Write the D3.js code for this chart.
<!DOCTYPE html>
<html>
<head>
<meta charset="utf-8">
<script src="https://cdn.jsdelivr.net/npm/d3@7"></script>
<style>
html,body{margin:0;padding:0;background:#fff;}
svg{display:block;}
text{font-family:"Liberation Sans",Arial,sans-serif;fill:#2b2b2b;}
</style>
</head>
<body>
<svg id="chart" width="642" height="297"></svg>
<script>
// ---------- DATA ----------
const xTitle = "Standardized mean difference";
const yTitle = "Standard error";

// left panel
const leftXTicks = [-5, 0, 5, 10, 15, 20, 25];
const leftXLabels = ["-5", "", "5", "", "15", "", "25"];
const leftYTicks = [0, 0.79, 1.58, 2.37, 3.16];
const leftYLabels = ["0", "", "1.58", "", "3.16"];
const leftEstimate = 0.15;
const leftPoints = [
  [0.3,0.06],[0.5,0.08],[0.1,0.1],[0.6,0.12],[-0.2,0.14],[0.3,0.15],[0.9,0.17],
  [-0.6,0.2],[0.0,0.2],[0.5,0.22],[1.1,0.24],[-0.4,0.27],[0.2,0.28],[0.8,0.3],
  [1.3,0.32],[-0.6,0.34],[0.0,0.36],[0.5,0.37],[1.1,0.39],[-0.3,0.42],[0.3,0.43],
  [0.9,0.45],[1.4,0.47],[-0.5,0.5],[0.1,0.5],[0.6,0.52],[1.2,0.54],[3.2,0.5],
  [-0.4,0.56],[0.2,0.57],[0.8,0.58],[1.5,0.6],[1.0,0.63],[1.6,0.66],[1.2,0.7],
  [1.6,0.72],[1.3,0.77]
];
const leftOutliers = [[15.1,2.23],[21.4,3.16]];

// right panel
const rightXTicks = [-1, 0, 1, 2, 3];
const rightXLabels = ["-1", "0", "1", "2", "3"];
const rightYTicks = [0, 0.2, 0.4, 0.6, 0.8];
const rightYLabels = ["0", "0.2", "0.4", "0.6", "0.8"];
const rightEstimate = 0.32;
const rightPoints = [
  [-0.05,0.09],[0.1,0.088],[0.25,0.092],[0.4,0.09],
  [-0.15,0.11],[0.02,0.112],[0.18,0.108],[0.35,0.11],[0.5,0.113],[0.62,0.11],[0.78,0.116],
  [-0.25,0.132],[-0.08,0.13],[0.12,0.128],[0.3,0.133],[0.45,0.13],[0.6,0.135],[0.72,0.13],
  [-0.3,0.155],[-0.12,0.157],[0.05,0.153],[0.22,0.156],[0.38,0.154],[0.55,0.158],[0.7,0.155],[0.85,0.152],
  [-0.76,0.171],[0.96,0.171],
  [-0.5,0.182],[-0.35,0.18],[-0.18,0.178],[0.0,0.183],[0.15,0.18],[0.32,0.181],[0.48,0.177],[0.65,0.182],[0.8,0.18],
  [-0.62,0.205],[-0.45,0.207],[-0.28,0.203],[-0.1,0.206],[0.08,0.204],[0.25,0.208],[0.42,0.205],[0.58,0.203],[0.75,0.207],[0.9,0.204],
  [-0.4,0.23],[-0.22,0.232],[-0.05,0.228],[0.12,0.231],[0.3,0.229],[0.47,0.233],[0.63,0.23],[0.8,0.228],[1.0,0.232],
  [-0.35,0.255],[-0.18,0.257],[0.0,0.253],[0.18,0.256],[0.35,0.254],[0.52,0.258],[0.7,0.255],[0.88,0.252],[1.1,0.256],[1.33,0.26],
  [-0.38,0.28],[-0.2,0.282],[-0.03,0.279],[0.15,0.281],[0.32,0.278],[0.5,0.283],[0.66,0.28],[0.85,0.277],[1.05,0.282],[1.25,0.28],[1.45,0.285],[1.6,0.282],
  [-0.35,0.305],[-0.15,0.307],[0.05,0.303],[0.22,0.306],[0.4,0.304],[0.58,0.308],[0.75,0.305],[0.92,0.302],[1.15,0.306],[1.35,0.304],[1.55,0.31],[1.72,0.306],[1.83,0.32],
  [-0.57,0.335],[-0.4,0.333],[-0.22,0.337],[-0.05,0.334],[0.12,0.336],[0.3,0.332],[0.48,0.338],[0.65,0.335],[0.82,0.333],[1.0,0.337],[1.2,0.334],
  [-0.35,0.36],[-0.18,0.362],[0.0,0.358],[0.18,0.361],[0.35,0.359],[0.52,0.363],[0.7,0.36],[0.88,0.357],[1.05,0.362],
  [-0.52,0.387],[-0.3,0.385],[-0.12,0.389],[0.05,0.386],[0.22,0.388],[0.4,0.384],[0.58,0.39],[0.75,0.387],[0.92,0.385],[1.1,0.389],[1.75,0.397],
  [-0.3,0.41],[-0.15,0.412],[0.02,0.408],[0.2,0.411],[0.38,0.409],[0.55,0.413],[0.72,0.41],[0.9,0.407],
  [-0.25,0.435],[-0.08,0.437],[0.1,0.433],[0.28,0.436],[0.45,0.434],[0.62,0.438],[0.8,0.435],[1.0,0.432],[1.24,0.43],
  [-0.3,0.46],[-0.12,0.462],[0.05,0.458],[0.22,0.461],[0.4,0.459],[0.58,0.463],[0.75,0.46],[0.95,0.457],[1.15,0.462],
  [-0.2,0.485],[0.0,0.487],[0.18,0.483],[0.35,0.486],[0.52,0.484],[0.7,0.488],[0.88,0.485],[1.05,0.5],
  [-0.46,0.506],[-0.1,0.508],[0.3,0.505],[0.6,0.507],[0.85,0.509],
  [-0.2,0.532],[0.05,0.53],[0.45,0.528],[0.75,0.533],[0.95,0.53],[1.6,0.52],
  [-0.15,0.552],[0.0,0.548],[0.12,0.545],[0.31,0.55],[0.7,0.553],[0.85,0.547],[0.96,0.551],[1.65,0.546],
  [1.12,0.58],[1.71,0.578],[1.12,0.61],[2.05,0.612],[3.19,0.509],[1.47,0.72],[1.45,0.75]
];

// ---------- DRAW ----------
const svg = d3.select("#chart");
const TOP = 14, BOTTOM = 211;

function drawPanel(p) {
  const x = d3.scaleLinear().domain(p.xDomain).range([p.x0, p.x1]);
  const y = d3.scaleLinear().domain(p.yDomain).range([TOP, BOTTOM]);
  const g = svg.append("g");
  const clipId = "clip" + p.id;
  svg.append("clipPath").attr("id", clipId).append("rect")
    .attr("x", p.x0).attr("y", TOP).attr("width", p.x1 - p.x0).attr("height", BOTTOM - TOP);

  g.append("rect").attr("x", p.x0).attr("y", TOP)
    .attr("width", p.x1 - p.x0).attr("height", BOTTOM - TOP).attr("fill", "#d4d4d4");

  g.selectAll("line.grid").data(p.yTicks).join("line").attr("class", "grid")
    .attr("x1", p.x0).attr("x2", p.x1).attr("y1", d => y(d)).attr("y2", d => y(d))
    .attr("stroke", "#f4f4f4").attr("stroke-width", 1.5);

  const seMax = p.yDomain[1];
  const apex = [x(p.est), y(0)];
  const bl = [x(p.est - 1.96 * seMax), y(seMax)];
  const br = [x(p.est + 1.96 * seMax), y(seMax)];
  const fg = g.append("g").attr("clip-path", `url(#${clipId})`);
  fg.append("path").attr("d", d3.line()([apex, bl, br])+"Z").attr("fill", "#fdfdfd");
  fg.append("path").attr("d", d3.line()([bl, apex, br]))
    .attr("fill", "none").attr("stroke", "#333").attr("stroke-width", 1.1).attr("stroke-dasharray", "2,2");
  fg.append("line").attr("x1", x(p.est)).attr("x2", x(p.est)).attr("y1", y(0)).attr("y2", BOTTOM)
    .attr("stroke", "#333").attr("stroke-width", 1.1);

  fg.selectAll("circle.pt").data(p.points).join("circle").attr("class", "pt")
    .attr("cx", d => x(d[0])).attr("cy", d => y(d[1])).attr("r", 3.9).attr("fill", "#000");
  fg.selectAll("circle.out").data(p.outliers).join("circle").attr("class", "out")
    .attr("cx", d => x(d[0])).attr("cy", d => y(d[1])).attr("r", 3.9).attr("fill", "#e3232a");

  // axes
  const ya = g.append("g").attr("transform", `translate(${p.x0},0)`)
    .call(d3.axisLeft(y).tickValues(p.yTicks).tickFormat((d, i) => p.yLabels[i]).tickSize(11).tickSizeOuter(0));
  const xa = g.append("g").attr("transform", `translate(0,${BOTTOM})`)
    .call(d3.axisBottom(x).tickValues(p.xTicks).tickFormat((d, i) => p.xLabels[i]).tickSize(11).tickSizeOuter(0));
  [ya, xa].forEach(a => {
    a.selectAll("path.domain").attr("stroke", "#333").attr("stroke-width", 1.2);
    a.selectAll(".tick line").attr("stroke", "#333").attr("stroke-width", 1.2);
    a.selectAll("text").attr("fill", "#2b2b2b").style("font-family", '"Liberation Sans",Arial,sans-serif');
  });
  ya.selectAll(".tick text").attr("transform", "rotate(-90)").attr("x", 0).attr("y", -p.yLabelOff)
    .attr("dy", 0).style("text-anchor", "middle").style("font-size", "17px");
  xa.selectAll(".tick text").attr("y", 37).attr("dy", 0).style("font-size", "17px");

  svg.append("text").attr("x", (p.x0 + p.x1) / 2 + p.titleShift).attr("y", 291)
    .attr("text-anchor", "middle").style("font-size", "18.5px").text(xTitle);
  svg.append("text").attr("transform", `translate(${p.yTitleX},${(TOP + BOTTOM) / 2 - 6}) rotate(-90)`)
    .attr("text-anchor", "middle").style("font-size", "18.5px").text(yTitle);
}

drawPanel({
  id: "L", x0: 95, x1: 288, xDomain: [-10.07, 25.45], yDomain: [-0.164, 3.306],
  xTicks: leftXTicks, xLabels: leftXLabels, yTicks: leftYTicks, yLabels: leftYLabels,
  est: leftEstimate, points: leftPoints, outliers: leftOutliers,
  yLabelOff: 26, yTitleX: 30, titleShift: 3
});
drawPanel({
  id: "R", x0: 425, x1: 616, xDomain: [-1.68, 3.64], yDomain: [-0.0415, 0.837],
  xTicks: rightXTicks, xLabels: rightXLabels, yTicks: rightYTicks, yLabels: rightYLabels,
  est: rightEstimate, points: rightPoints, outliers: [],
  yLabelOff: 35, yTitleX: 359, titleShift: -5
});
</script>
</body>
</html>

WHAT THIS TASK INVOLVES - Everything from the first line above up to and including the line that contains "const leftOutliers = [[15.1,2.23],[21.4,3.16]];" should be printed exactly; please print only that.

TASK OUTPUT -
Write the D3.js code for this chart.
<!DOCTYPE html>
<html>
<head>
<meta charset="utf-8">
<script src="https://cdn.jsdelivr.net/npm/d3@7"></script>
<style>
html,body{margin:0;padding:0;background:#fff;}
svg{display:block;}
text{font-family:"Liberation Sans",Arial,sans-serif;fill:#2b2b2b;}
</style>
</head>
<body>
<svg id="chart" width="642" height="297"></svg>
<script>
// ---------- DATA ----------
const xTitle = "Standardized mean difference";
const yTitle = "Standard error";

// left panel
const leftXTicks = [-5, 0, 5, 10, 15, 20, 25];
const leftXLabels = ["-5", "", "5", "", "15", "", "25"];
const leftYTicks = [0, 0.79, 1.58, 2.37, 3.16];
const leftYLabels = ["0", "", "1.58", "", "3.16"];
const leftEstimate = 0.15;
const leftPoints = [
  [0.3,0.06],[0.5,0.08],[0.1,0.1],[0.6,0.12],[-0.2,0.14],[0.3,0.15],[0.9,0.17],
  [-0.6,0.2],[0.0,0.2],[0.5,0.22],[1.1,0.24],[-0.4,0.27],[0.2,0.28],[0.8,0.3],
  [1.3,0.32],[-0.6,0.34],[0.0,0.36],[0.5,0.37],[1.1,0.39],[-0.3,0.42],[0.3,0.43],
  [0.9,0.45],[1.4,0.47],[-0.5,0.5],[0.1,0.5],[0.6,0.52],[1.2,0.54],[3.2,0.5],
  [-0.4,0.56],[0.2,0.57],[0.8,0.58],[1.5,0.6],[1.0,0.63],[1.6,0.66],[1.2,0.7],
  [1.6,0.72],[1.3,0.77]
];
const leftOutliers = [[15.1,2.23],[21.4,3.16]];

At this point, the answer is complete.